● Set problem
Write out the material again word for word, dropping any images it holds.

+++ Source material

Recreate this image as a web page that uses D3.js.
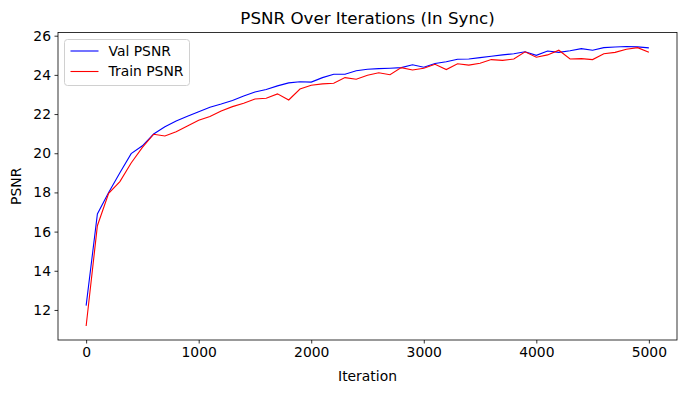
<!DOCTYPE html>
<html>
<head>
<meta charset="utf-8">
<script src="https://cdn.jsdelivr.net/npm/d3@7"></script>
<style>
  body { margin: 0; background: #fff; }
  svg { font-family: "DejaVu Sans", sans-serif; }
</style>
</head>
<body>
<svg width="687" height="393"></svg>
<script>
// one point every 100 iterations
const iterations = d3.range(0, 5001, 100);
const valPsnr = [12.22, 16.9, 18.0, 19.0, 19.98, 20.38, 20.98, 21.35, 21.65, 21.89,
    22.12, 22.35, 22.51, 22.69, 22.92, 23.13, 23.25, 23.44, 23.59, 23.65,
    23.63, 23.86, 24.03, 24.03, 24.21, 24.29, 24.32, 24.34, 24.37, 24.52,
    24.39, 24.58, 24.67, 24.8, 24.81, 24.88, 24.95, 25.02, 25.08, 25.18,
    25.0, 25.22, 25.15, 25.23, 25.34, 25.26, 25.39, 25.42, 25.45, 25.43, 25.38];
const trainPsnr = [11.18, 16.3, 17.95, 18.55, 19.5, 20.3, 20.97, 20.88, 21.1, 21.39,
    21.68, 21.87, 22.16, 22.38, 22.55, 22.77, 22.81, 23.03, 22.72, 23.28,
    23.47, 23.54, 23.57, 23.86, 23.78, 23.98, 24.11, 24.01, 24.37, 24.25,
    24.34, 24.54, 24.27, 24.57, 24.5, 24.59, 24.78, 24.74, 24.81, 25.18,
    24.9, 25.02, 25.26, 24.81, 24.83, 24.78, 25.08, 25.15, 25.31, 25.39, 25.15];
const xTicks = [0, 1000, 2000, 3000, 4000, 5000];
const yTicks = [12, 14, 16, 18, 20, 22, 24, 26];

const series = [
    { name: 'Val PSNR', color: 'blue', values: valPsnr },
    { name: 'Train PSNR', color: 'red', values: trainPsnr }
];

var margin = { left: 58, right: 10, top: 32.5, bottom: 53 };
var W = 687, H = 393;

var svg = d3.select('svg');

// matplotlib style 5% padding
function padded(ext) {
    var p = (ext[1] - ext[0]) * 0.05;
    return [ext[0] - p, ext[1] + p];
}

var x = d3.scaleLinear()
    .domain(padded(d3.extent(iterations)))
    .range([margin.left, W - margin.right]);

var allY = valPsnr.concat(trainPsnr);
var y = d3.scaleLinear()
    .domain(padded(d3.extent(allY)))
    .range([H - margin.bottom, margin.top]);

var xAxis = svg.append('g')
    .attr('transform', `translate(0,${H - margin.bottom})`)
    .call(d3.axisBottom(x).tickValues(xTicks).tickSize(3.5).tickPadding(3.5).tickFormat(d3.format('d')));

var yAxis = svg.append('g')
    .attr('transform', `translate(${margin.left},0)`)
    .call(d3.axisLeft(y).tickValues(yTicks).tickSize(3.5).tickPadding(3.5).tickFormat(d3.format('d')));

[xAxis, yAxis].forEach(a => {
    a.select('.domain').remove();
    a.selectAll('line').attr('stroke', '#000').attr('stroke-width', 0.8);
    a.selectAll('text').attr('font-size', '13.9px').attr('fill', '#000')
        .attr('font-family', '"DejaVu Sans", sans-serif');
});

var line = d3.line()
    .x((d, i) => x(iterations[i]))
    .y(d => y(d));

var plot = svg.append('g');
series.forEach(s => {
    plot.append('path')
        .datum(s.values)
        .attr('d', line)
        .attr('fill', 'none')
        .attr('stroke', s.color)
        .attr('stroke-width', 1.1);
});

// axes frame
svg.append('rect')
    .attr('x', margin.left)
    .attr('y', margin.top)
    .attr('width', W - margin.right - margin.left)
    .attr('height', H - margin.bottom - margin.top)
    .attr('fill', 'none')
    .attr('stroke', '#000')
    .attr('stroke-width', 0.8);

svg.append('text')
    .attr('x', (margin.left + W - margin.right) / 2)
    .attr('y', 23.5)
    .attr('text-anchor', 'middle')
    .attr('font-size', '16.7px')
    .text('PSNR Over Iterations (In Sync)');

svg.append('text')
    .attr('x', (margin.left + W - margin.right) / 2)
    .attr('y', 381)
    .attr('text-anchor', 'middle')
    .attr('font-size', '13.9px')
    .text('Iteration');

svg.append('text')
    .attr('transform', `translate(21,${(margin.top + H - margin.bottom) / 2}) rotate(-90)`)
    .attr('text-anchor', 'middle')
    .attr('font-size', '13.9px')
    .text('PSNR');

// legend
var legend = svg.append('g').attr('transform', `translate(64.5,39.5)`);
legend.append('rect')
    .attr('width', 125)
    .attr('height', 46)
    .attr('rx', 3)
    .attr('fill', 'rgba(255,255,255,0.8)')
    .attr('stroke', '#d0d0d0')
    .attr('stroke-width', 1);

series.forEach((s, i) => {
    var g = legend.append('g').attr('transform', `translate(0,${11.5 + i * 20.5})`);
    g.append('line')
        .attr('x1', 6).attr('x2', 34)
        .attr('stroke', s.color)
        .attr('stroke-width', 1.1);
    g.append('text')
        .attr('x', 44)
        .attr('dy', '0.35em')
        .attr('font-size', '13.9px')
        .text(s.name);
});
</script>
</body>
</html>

++++++

● Answer
Recreate this image as a web page that uses D3.js.
<!DOCTYPE html>
<html>
<head>
<meta charset="utf-8">
<script src="https://cdn.jsdelivr.net/npm/d3@7"></script>
<style>
  body { margin: 0; background: #fff; }
  svg { font-family: "DejaVu Sans", sans-serif; }
</style>
</head>
<body>
<svg width="687" height="393"></svg>
<script>
// one point every 100 iterations
const iterations = d3.range(0, 5001, 100);
const valPsnr = [12.22, 16.9, 18.0, 19.0, 19.98, 20.38, 20.98, 21.35, 21.65, 21.89,
    22.12, 22.35, 22.51, 22.69, 22.92, 23.13, 23.25, 23.44, 23.59, 23.65,
    23.63, 23.86, 24.03, 24.03, 24.21, 24.29, 24.32, 24.34, 24.37, 24.52,
    24.39, 24.58, 24.67, 24.8, 24.81, 24.88, 24.95, 25.02, 25.08, 25.18,
    25.0, 25.22, 25.15, 25.23, 25.34, 25.26, 25.39, 25.42, 25.45, 25.43, 25.38];
const trainPsnr = [11.18, 16.3, 17.95, 18.55, 19.5, 20.3, 20.97, 20.88, 21.1, 21.39,
    21.68, 21.87, 22.16, 22.38, 22.55, 22.77, 22.81, 23.03, 22.72, 23.28,
    23.47, 23.54, 23.57, 23.86, 23.78, 23.98, 24.11, 24.01, 24.37, 24.25,
    24.34, 24.54, 24.27, 24.57, 24.5, 24.59, 24.78, 24.74, 24.81, 25.18,
    24.9, 25.02, 25.26, 24.81, 24.83, 24.78, 25.08, 25.15, 25.31, 25.39, 25.15];
const xTicks = [0, 1000, 2000, 3000, 4000, 5000];
const yTicks = [12, 14, 16, 18, 20, 22, 24, 26];

const series = [
    { name: 'Val PSNR', color: 'blue', values: valPsnr },
    { name: 'Train PSNR', color: 'red', values: trainPsnr }
];

var margin = { left: 58, right: 10, top: 32.5, bottom: 53 };
var W = 687, H = 393;

var svg = d3.select('svg');

// matplotlib style 5% padding
function padded(ext) {
    var p = (ext[1] - ext[0]) * 0.05;
    return [ext[0] - p, ext[1] + p];
}

var x = d3.scaleLinear()
    .domain(padded(d3.extent(iterations)))
    .range([margin.left, W - margin.right]);

var allY = valPsnr.concat(trainPsnr);
var y = d3.scaleLinear()
    .domain(padded(d3.extent(allY)))
    .range([H - margin.bottom, margin.top]);

var xAxis = svg.append('g')
    .attr('transform', `translate(0,${H - margin.bottom})`)
    .call(d3.axisBottom(x).tickValues(xTicks).tickSize(3.5).tickPadding(3.5).tickFormat(d3.format('d')));

var yAxis = svg.append('g')
    .attr('transform', `translate(${margin.left},0)`)
    .call(d3.axisLeft(y).tickValues(yTicks).tickSize(3.5).tickPadding(3.5).tickFormat(d3.format('d')));

[xAxis, yAxis].forEach(a => {
    a.select('.domain').remove();
    a.selectAll('line').attr('stroke', '#000').attr('stroke-width', 0.8);
    a.selectAll('text').attr('font-size', '13.9px').attr('fill', '#000')
        .attr('font-family', '"DejaVu Sans", sans-serif');
});

var line = d3.line()
    .x((d, i) => x(iterations[i]))
    .y(d => y(d));

var plot = svg.append('g');
series.forEach(s => {
    plot.append('path')
        .datum(s.values)
        .attr('d', line)
        .attr('fill', 'none')
        .attr('stroke', s.color)
        .attr('stroke-width', 1.1);
});

// axes frame
svg.append('rect')
    .attr('x', margin.left)
    .attr('y', margin.top)
    .attr('width', W - margin.right - margin.left)
    .attr('height', H - margin.bottom - margin.top)
    .attr('fill', 'none')
    .attr('stroke', '#000')
    .attr('stroke-width', 0.8);

svg.append('text')
    .attr('x', (margin.left + W - margin.right) / 2)
    .attr('y', 23.5)
    .attr('text-anchor', 'middle')
    .attr('font-size', '16.7px')
    .text('PSNR Over Iterations (In Sync)');

svg.append('text')
    .attr('x', (margin.left + W - margin.right) / 2)
    .attr('y', 381)
    .attr('text-anchor', 'middle')
    .attr('font-size', '13.9px')
    .text('Iteration');

svg.append('text')
    .attr('transform', `translate(21,${(margin.top + H - margin.bottom) / 2}) rotate(-90)`)
    .attr('text-anchor', 'middle')
    .attr('font-size', '13.9px')
    .text('PSNR');

// legend
var legend = svg.append('g').attr('transform', `translate(64.5,39.5)`);
legend.append('rect')
    .attr('width', 125)
    .attr('height', 46)
    .attr('rx', 3)
    .attr('fill', 'rgba(255,255,255,0.8)')
    .attr('stroke', '#d0d0d0')
    .attr('stroke-width', 1);

series.forEach((s, i) => {
    var g = legend.append('g').attr('transform', `translate(0,${11.5 + i * 20.5})`);
    g.append('line')
        .attr('x1', 6).attr('x2', 34)
        .attr('stroke', s.color)
        .attr('stroke-width', 1.1);
    g.append('text')
        .attr('x', 44)
        .attr('dy', '0.35em')
        .attr('font-size', '13.9px')
        .text(s.name);
});
</script>
</body>
</html>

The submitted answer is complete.